Tennis

The origin of Tennis, from landlocked Denver, resulted from a seafaring venture.

Patrick Riley and Alaina Moore met while studying philosophy at the University of Colorado; they were married in 2009. The couple bid farewell to family and friends and took off on a sailing expedition along the Eastern Atlantic Seaboard, deliberately removing themselves from a world driven by technology—restricting their energy usage, suppressing their food intake and limiting any electronics that weren’t necessary for survival.

“It was meant to be a huge alteration in our way of life,” Moore explained. “We wanted to learn to ‘live small’ in our own self-contained little world. We were only 22—we thought we’d float around on a 30-foot boat forever, live off fish and fruit would fall off the trees. We made the first step of that dream come true.

“It only lasted eight months. Sailing was like living in the wilderness, exposed to the elements at all times. It’s beautiful and amazing, but it’s extremely hard work. Our romantic notion ran a little bit short. We returned to society, got jobs. We didn’t know how to integrate those memories and lessons into the life we were coming back to in Denver.”

Moore and Riley turned to music to express the emprise.

“We realized that writing songs captured the indescribable heart of living on a small sailboat,” Moore said. “I gravitated toward sounds that represented that aesthetic—the parallels between the sound of water and reverb, translating those ideas with analog. It set us up to make a certain kind of music.”

 

Tennis’ sprightly, unadulterated sound centered on the easy dynamism of Moore’s crooning and Riley’s guitar. The husband-wife duo posted the song “Baltimore” on a music blog and gained a following through online support. Word about their adventure spread, the sweet take on retro-pop trickled into the ears of lo-fi revivalists, and Tennis got a recording contract.

“We still hardly know how to make sense of that experience,” Moore said. “There was this strange, temporary moment where all the blogs would latch on to some obscure new bands, outsiders of the industry, and cover them so extensively that they would take over the internet and be launched into the spotlight. It was scary in a way, because there was also a lot of skepticism. Patrick and I had hardly played any live shows, we didn’t have an album yet, so all of a sudden there were extraordinarily high expectations. We were doing tons of press, and we had no publicist, no representation, no booking agent, nothing. We didn’t know how to take advantage of that organic momentum.

“In hindsight, we’re so fortunate because that attention enabled us to have a career. There were people who thought we were so amazing, but other people were angry at us for our sudden success, and I couldn’t explain why it was happening. Sure, we didn’t deserve it—we’d only written two songs.”

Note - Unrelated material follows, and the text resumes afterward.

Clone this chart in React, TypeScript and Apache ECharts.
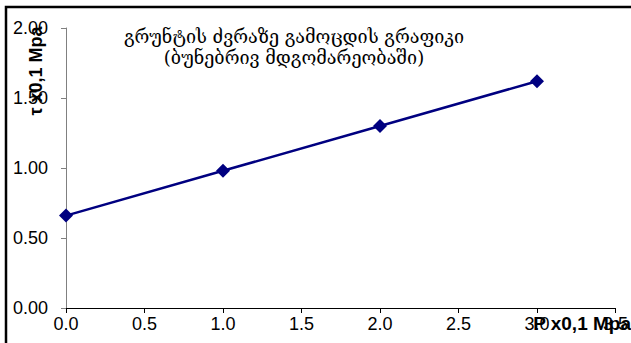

Tennis filled its 2011 debut album with moony, beach-worthy songs inspired by the sailing trip. Cape Dory entered various charts including the Billboard Top 200 and was featured on NPR. During Tennis’ first tour, James Barone joined the band on drums.

Riley and Moore then put some distance between their post-college experiment and their next songs. Young & Old, the second album from Tennis, was produced by Patrick Carney of the Black Keys and released in 2012; it debuted at No. 1 on Billboard’s Heatseekers chart. The couple obtained the help of a trio of producers—Carney, Jim Eno (who worked with Spoon) and Richard Swift (the Shins)—to bring 2014’s Ritual in Repeat to life.

“We lived in Nashville to make Ritual in Repeat, and also worked in Austin and Portland,” Moore said. “When we got to Tennessee, the Black Keys career exploded, so we ended up alone with no friends and a lot of time on our hands. When we finally finished the album, Patrick looked at me one evening and said, ‘Do you want to move back to Denver?’—which until that point would have felt like quitting—and I immediately said, ‘Oh, I’m so happy you said that. Yes, let’s move right now.’ We were back by the end of the week, exhausted and so happy to be home.

“And that’s when I realized where we belonged. The ‘Denver sound’ might typically be associated with darker folk music, reflective singer-songwriter stuff. We were a little bit different; people would say our music was sunny or surf-y. But it’s that Colorado context that informs the way that we filter and interpret all of our experiences. We write out of that framework.”

Yours Conditionally was released in 2017; as with Cape Dory, much of the album was written on a sailing excursion.